ZAGREB/THE HAGUE, March 27 (Hina) - Speaking at the trial of former Croatian Serb rebel leader Milan Martic before the Hague war crimes tribunal on Monday, witness for the prosecution Vlado Vukovic described the slaughter of civilians and the destruction of the village of Saborsko in the autumn of 1991 and his subsequent imprisonment in Plaski, Korenica and Manjaca.

Vukovic was a Croatian police officer who took part in the defence of Saborsko from early April to late September 1991. He described the unequal conflict between the former Yugoslav People's Army (JNA) and Martic's militia and the few Croatian police and soldiers in Saborsko, a 300-household village surrounded by the Serbs.

The witness described the tensions and provocations in relations with surrounding Serb villages and how armoured vehicles of the JNA, which claimed it was keeping a buffer zone, passed through Saborsko on a daily basis until attacks started on August 5.

"The first shell fell around 6 am and by 10 am 80 shells had fallen. They were 82 mm mortars with which the JNA and the local Martic militia were shelling us from Licke Jasenice."

The witness said the shelling then took place every day and was especially intensive at night.

Asked by the prosecutor if the Croats were attacking the JNA or other villages, Vukovic said, "We were commanded not to shoot. We had nothing to defend ourselves with. We were happiest when there was no shooting".

The witness described how he was arrested on September 29, while driving in a car to Rakovica with two other soldiers.

Vukovic said he was taken to the police station in Plaski where he was detained, mistreated, humiliated and beaten for 12 days.
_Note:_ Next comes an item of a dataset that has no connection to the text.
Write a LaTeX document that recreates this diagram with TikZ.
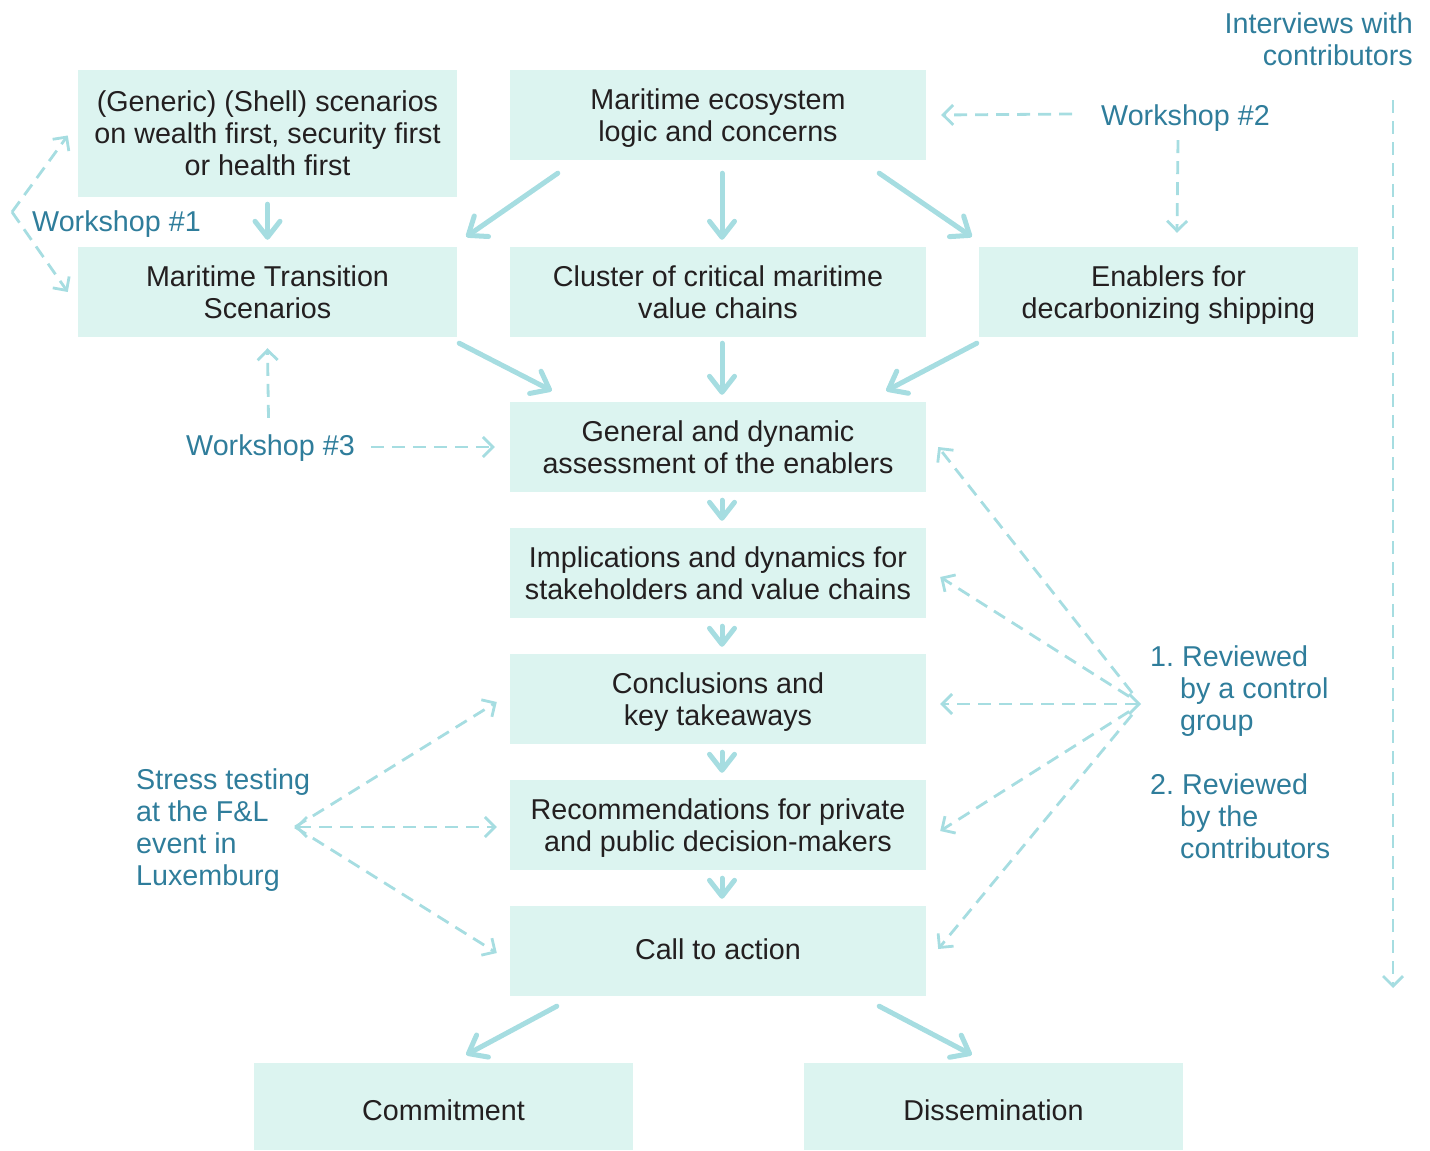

From Plaski he was transferred to the police station in Korenica, where the abuse was even worse. "I was beaten by one who was naked from the waist up, with a knife in his hand and a black bandana on his head. He would cut my face with the knife. That was the worst."

Vukovic was then sent to the Manjaca camp in Bosnia and Herzegovina. He was exchanged on a bridge near Bosanski Samac on 9 November 1991, after which he underwent treatment in Zagreb.

He also described his return to Saborsko on 7 August 1995, during Operation Storm.

"I didn't recognise Saborsko, it didn't exist, just bushes and thorns, it was a ghost town, only the road had remained. Everything was levelled to the ground."

He said he attended exhumations which began on 18 October 1995. Three mass graves were found, the biggest containing 14 bodies.

The 60-year-old Martic, former interior minister and president of the self-styled statelet of Republika Srpska Krajina, is accused of war crimes committed in occupied parts of Croatia from 1991 to 1995, in western Bosnia in 1994, and of the shelling of Zagreb in May 1995.